**GIVEN TASK**
Search the listing below for the string "single" and show each line that contains it.

**INFORMATION SHOWN**
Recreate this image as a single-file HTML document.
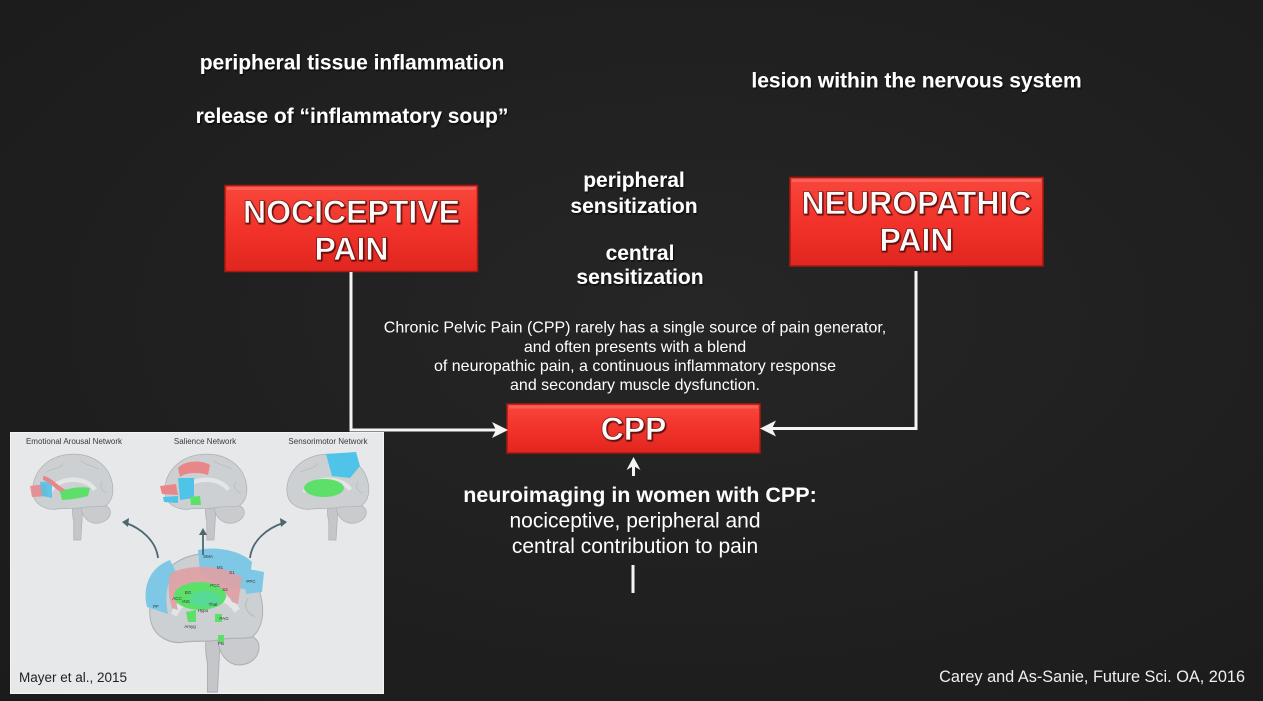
<!DOCTYPE html>
<html><head><meta charset="utf-8"><style>
html,body{margin:0;padding:0;}
body{width:1263px;height:701px;overflow:hidden;background:radial-gradient(ellipse at 55% 45%,#262626 0%,#1f1f1f 60%,#1b1b1b 100%);font-family:"Liberation Sans",Arial,sans-serif;}
svg{position:absolute;left:0;top:0;}
</style></head><body>
<svg width="1263" height="701" viewBox="0 0 1263 701" xmlns="http://www.w3.org/2000/svg">
<defs>
<linearGradient id="red" x1="0" y1="0" x2="0" y2="1">
<stop offset="0" stop-color="#f8473c"/><stop offset="0.5" stop-color="#f2332b"/><stop offset="1" stop-color="#e0261f"/>
</linearGradient>
<filter id="ts" x="-10%" y="-20%" width="120%" height="140%">
<feDropShadow dx="1" dy="1.5" stdDeviation="0.8" flood-color="#000" flood-opacity="0.7"/>
</filter>
<filter id="ts2" x="-10%" y="-20%" width="120%" height="140%">
<feDropShadow dx="0.8" dy="1" stdDeviation="0.6" flood-color="#000" flood-opacity="0.8"/>
</filter>
</defs>

<!-- top labels -->
<g fill="#fff" font-weight="bold" font-size="21" text-anchor="middle" filter="url(#ts)">
<text x="352" y="69.5">peripheral tissue inflammation</text>
<text x="352" y="123">release of “inflammatory soup”</text>
<text x="916.5" y="87.5">lesion within the nervous system</text>
<text x="634" y="187">peripheral</text>
<text x="634" y="213">sensitization</text>
<text x="640" y="260">central</text>
<text x="640" y="284">sensitization</text>
</g>

<!-- boxes -->
<rect x="225" y="185.5" width="252.5" height="86" fill="url(#red)" stroke="#a81812" stroke-width="1.5"/>
<rect x="227" y="187" width="248.5" height="3" fill="#ff7a70" opacity="0.5"/>
<rect x="790" y="177.5" width="253" height="88.5" fill="url(#red)" stroke="#a81812" stroke-width="1.5"/>
<rect x="792" y="179" width="249" height="3" fill="#ff7a70" opacity="0.5"/>
<rect x="507" y="404" width="253" height="49" fill="url(#red)" stroke="#a81812" stroke-width="1.5"/>
<rect x="509" y="405.5" width="249" height="3" fill="#ff7a70" opacity="0.5"/>

<g fill="#fbfbfb" font-weight="bold" font-size="32" text-anchor="middle" filter="url(#ts2)" stroke="#7a1410" stroke-width="0.7">
<text x="351.5" y="223">NOCICEPTIVE</text>
<text x="351.5" y="260">PAIN</text>
<text x="916.5" y="214">NEUROPATHIC</text>
<text x="916.5" y="251">PAIN</text>
<text x="633.5" y="440">CPP</text>
</g>

<!-- paragraph -->
<g fill="#fff" font-size="16" text-anchor="middle">
<text x="635" y="332.5">Chronic Pelvic Pain (CPP) rarely has a single source of pain generator,</text>
<text x="635" y="352">and often presents with a blend</text>
<text x="635" y="371">of neuropathic pain, a continuous inflammatory response</text>
<text x="635" y="390">and secondary muscle dysfunction.</text>
</g>

<!-- connectors -->
<g stroke="#f4f4f4" stroke-width="3" fill="none">
<polyline points="351,272 351,430 496,430"/>
<polyline points="916,271 916,428.5 772,428.5"/>
<line x1="633.5" y1="476" x2="633.5" y2="465"/>
<line x1="633" y1="565" x2="633" y2="593"/>
</g>
<g fill="#f4f4f4">
<polygon points="508,430 492,422 496,430 492,438"/>
<polygon points="760,428.5 776,420.5 772,428.5 776,436.5"/>
<polygon points="633.5,457 626.5,470 633.5,466 640.5,470"/>
</g>

<!-- bottom text -->
<g fill="#fff" text-anchor="middle">
<text x="640" y="502" font-size="21.5" font-weight="bold">neuroimaging in women with CPP:</text>
<text x="635" y="527.5" font-size="21">nociceptive, peripheral and</text>
<text x="635" y="553" font-size="21">central contribution to pain</text>
</g>
<text x="1245" y="682" fill="#f0f0f0" font-size="16.3" text-anchor="end">Carey and As-Sanie, Future Sci. OA, 2016</text>

<!-- brain panel -->
<g transform="translate(10,432)">
<rect x="0" y="0" width="374" height="262" fill="#e6e8ea"/>
<rect x="0.5" y="0.5" width="373" height="261" fill="none" stroke="#f4f4f4" stroke-width="1"/>
<g fill="#3a3a3a" font-size="8" text-anchor="middle">
<text x="64" y="12">Emotional Arousal Network</text>
<text x="195" y="12">Salience Network</text>
<text x="318" y="12">Sensorimotor Network</text>
</g>
<defs>
<g id="brain">
<path d="M52,60 C56,60 62,62 62,68 L60,100 L52,100 L52,80 C50,72 50,64 52,60 Z" fill="#c4c6c9" stroke="#aeb0b3" stroke-width="0.8"/>
<path d="M60,60 C70,56 88,58 93,66 C96,75 86,83 74,81 C66,79 60,72 60,60 Z" fill="#c9cbce" stroke="#aeb0b3" stroke-width="0.8"/>
<path d="M6,50 C2,30 18,8 45,5 C70,2 92,15 96,38 C98,50 94,58 88,62 C80,64 70,62 62,64 C50,66 40,64 30,66 C18,66 8,60 6,50 Z" fill="#cdd0d3" stroke="#aeb0b3" stroke-width="0.8"/>
<path d="M25,47 C32,30 65,28 76,44" stroke="#e4e5e7" stroke-width="5" fill="none"/>
<path d="M20,25 C28,20 35,22 40,15 M60,12 C66,18 74,16 80,22 M85,35 C80,40 84,46 90,48" stroke="#b8babd" stroke-width="0.8" fill="none"/>
</g>
</defs>
<use href="#brain" transform="translate(18,18) scale(0.88,0.9)"/>
<use href="#brain" transform="translate(150,18) scale(0.9,0.9)"/>
<use href="#brain" transform="translate(272,18) scale(0.9,0.9)"/>
<use href="#brain" transform="translate(133,115) scale(1.24,1.45)"/>

<!-- brain 1 regions -->
<path d="M20,54 L36,52 L38,64 L22,65 Z" fill="#e8868a" opacity="0.85"/>
<path d="M30,50 L42,49 L42,66 L32,64 Z" fill="#4fc3e8" opacity="0.85"/>
<path d="M33,44 C40,44 48,54 56,58 L54,62 C46,58 40,50 33,48 Z" fill="#e8868a"/>
<path d="M50,60 C58,56 70,54 80,56 L78,64 C70,66 60,68 52,68 Z" fill="#5de06a"/>
<!-- brain 2 regions -->
<path d="M168,36 C175,28 192,28 200,33 L198,43 C190,40 176,40 170,45 Z" fill="#e8868a"/>
<path d="M150,54 L166,52 L168,63 L152,62 Z" fill="#e8868a"/>
<path d="M168,46 L184,46 L184,66 L170,68 Z" fill="#4fc3e8"/>
<path d="M153,65 L168,64 L168,71 L154,70 Z" fill="#4fc3e8"/>
<path d="M180,65 L190,64 L191,73 L181,73 Z" fill="#5de06a"/>
<!-- brain 3 regions -->
<path d="M316,22 L346,20 L350,34 L340,46 L322,44 Z" fill="#4fc3e8"/>
<ellipse cx="314" cy="56" rx="20" ry="9" fill="#5de06a"/>
<!-- big brain regions -->
<path d="M137,175 C132,155 140,135 160,128 L166,140 C156,150 155,165 158,182 Z" fill="#7ec8e6"/>
<path d="M188,118 C205,114 230,118 242,130 L238,158 L205,150 L190,140 Z" fill="#7ec8e6"/>
<path d="M234,136 L254,140 L252,160 L236,162 Z" fill="#7ec8e6"/>
<path d="M160,142 C175,132 215,132 232,146 L228,172 L222,170 C215,152 180,148 170,156 C166,164 166,172 168,178 L162,176 C158,164 158,152 160,142 Z" fill="#e0a0a4" opacity="0.9"/>
<ellipse cx="190" cy="164" rx="26" ry="14" fill="#5de06a"/>
<ellipse cx="195" cy="167" rx="16" ry="8" fill="#53d6b0" opacity="0.6"/>
<path d="M176,180 L186,178 L186,190 L178,190 Z" fill="#5de06a"/>
<path d="M205,182 L212,182 L212,190 L205,190 Z" fill="#5de06a"/>
<path d="M208,203 L214,203 L214,210 L208,210 Z" fill="#5de06a"/>
<g fill="#333" font-size="4.5" text-anchor="middle">
<text x="198" y="126">SMA</text><text x="210" y="137">M1</text><text x="222" y="142">S1</text>
<text x="241" y="151">PPC</text><text x="178" y="162">BG</text><text x="167" y="168">ACC</text>
<text x="176" y="171">INS</text><text x="205" y="155">PCC</text><text x="215" y="159">S2</text>
<text x="146" y="176">PF</text><text x="203" y="174">Thal</text><text x="193" y="180">Hypo</text>
<text x="180" y="196">Amyg</text><text x="214" y="188">PAG</text><text x="211" y="213">PB</text>
</g>
<!-- arrows -->
<g stroke="#4d6670" stroke-width="1.8" fill="none">
<path d="M148,126 C146,108 130,96 116,91"/>
<line x1="193" y1="123" x2="193" y2="100"/>
<path d="M240,126 C242,108 258,96 273,91"/>
</g>
<g fill="#4d6670">
<polygon points="112,90 119,86 118,95"/>
<polygon points="193,96 189,103 197,103"/>
<polygon points="277,90 270,86 271,95"/>
</g>
<text x="9" y="250" fill="#222" font-size="13.5">Mayer et al., 2015</text>
</g>
</svg>
</body></html>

**SOLUTION FOR THIS PROBLEM**
Recreate this image as a single-file HTML document.
<text x="635" y="332.5">Chronic Pelvic Pain (CPP) rarely has a single source of pain generator,</text>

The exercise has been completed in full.